US Stocks added gains
Trade policy updates played a significant role in market movements over the past week, as improving U.S.-China relations and advancements in tech sector trade provided a boost to stock markets. These positive developments helped propel the S&P 500 back into positive territory for 2025.
Uncertainty surrounding tariff policies seems to be fading, with tariffs in the U.S. moving toward a projected average of 10%–15%. While this range may cause a short-term rise in inflation and a slowdown in economic growth, a growing emphasis on policies that support expansion later in the year is expected to help mitigate worst-case recession risks.
As trade negotiations are expected to continue for months, investors should anticipate occasional market volatility. Implementing diversification and rebalancing strategies can help maintain a portfolio designed to meet financial goals despite uncertainties. Given this landscape, we continue to favour overweighting stocks over bonds, with a particular emphasis on U.S. large- and mid-cap stocks.
Dow Jones manged to add 3.4% while S&P500 added 5.3%. in the opposite direction, there was NASDAQ which lost almost 0.5% of compared to previous weekly close.

Gold and Oil in complete contradiction
Gold was a net looser last week because of the inverse correlation with the greenback which soared on optimism around US- China trade relations.
The precious metal lost about 3.7% last week versus the previous week close.
On the other hand, oil’s gains were limited by an increase in US oil inventories as well as positive signs regarding peace talks between Russia and Ukraine.
A surge in US oil inventories by 3.454 m barrels versus previous reading which showed decline by 1.078 m barrels.
This decline in oil prices came in spite of OPEC maintaining its global demand unchanged for 2025 and 2026.
US president Donald Trump gave statements highlighting potential progress in Ukraine peace talks and -US openness on an agreement with Iran.
Euro and Sterling
European currencies had taken different tracks last week as the single currency were among the losers last week while Pound Sterling made weekly gains.
The single currency was pressured by dollar strength as the greenback was in the uptrend buoyed by Trade optimism.
President Trump said the European Union is “nastier than China” in trying to forge a trade deal.
In addition, Treasury Secretary Bessent previously said the European Union suffers from a “collective action problem” that’s hampering trade negotiations, and trade talks between the US and Europe “may be a bit slower.”, which added to downside pressures on the euro.
Statements of ECB’s monetary policy makers also harmed the currency, including ECB Vice President Guindos who warned that trade tensions, high funding costs, and weak economic growth could pose headwinds to Eurozone companies and households and that increased defence spending could pressure public finances.
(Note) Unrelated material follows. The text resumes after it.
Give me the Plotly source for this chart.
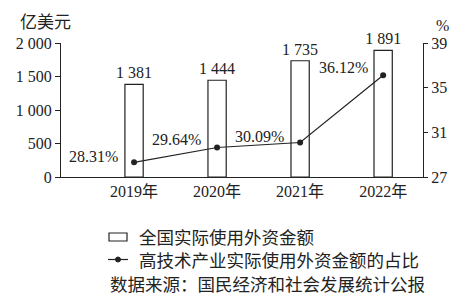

Olli Rehn and Gediminas Simkus, ECB coverning coucil memers, annonceed last week that they are inclined to support further rate cut.
On the other hand, one piece of positive news was behind weekly gains of Sterling.

Cryptocurrencies made weekly gains
Bitcoin led cryptocurrencies to weekly gains last week amid increasing institutional demand throughout the last two weeks.
Spot Bitcoin ETFs bought 26700 bitcoins so far in May, which were all mined during the same period.
The news highlights that ETFs demand for cryptocurrencies is outpacing supply.
This huge increase spotlights growing confidence in digital assets, which means that bitcoin could be on the right path towards turning into a long term asset.
This week
This week is expected to see a number of market drivers which could control price action throughout the five trading day.
Data expected to impact markets this week include S&P PMIs, existing home sales, jobless claims, and other indicators.
Home Depot, Lowe’s, Target, TJX, and Palo Alto Networks are to release their quqrterly earning reports this week.
A number of Fed’s policymakers are scheduled to give statements, including Philip Jefferson, Michelle Bowman, and John Williams.